There’s a reason why many professions have professional bodies and consolidated standards - from medicine to accountancy, actuarial work, civil engineering, aerospace, electronic and electrical engineering, law, surveying, and so many more.
In most of those professions, it is a crime or a civil violation to offer services without the proper qualifications, experience and accreditation from one of the appropriate professional bodies.
We DO NOT have this in software engineering. At all. Anyone can teach themselves a bit of coding and start using it in their professional life.

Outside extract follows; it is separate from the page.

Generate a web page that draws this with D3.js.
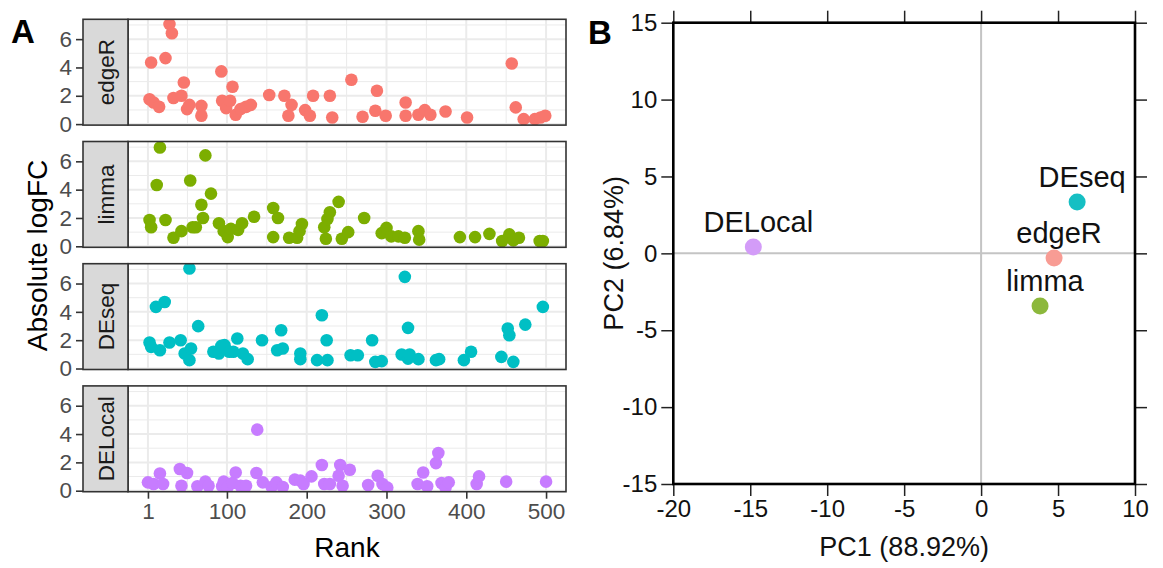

Analogous to law, you can draft a contract by yourself, but if it goes wrong you have a major headache. You cannot, however, offer services as a solicitor without proper qualifications and accreditation (at least in the UK). Yet in software engineering, not only can we teach ourselves and then write small bits of software for ourselves, we can then offer professional services with no further barriers or steps.
The mishmash of laws we have around data and privacy are not professional standards, nor are they accreditation. We don’t have the framework or laws around this. And I am not aware of the USA (federal level) or Europe (or member states) or China or Russia or India or etc having this.
For example, the BCS in the UK is so weak that although it exists, exceedingly few professional software engineers are even registered with them. They have no teeth. There’s no laws covering any of this stuff. Just good-ol’ GDPR and some sector-specific laws here and there trying to keep people mildly safe.
> There’s a reason why many professions have professional bodies and consolidated standards
imo this is sold as "keeping people safe" but in practice it's really a gatekeeping grift that increases friction and prevents growth
> There’s a reason why many professions have professional bodies and consolidated standards - from medicine to accountancy, actuarial work, civil engineering, aerospace, electronic and electrical engineering, law, surveying, and so many more.
Professional bodies = gatekeeping. The existence of the body means that the thing its surrounding will be barred from others to enter.
It means financial barriers & "X years of experience required" that actual programmers rightfully decry.
Caveat: When it comes to anything that will affect physical reality, & therefore the physical safety of others, the standards & accreditations then become necessary.
NOTE ON CAVEAT: Whilst *most* software will fall under this caveat, NOT ALL WILL. (See single-player offline video games)
To create a blanket judgement for this domain is to invite the death of the hobbyist. And you, EdNutting, may get your wish, since Google's locking down Android sideloading because they're using your desires for such safety as a scapegoat for further control.
https://keepandroidopen.org/
> We DO NOT have this in software engineering.
THIS IS A GOOD THING. FULLSTOP.
The ability to build your own tools & apps is one of the rightfully-lauded reasons why people should be able to learn about building software, WITHOUT being mandated to go to a physical building to learn.
To wall off the ability for people to learn how computers work is a major part of modern computer illiteracy that people cry & complain about, yet seem to love doing the exact actions that lead to the death of computer competency.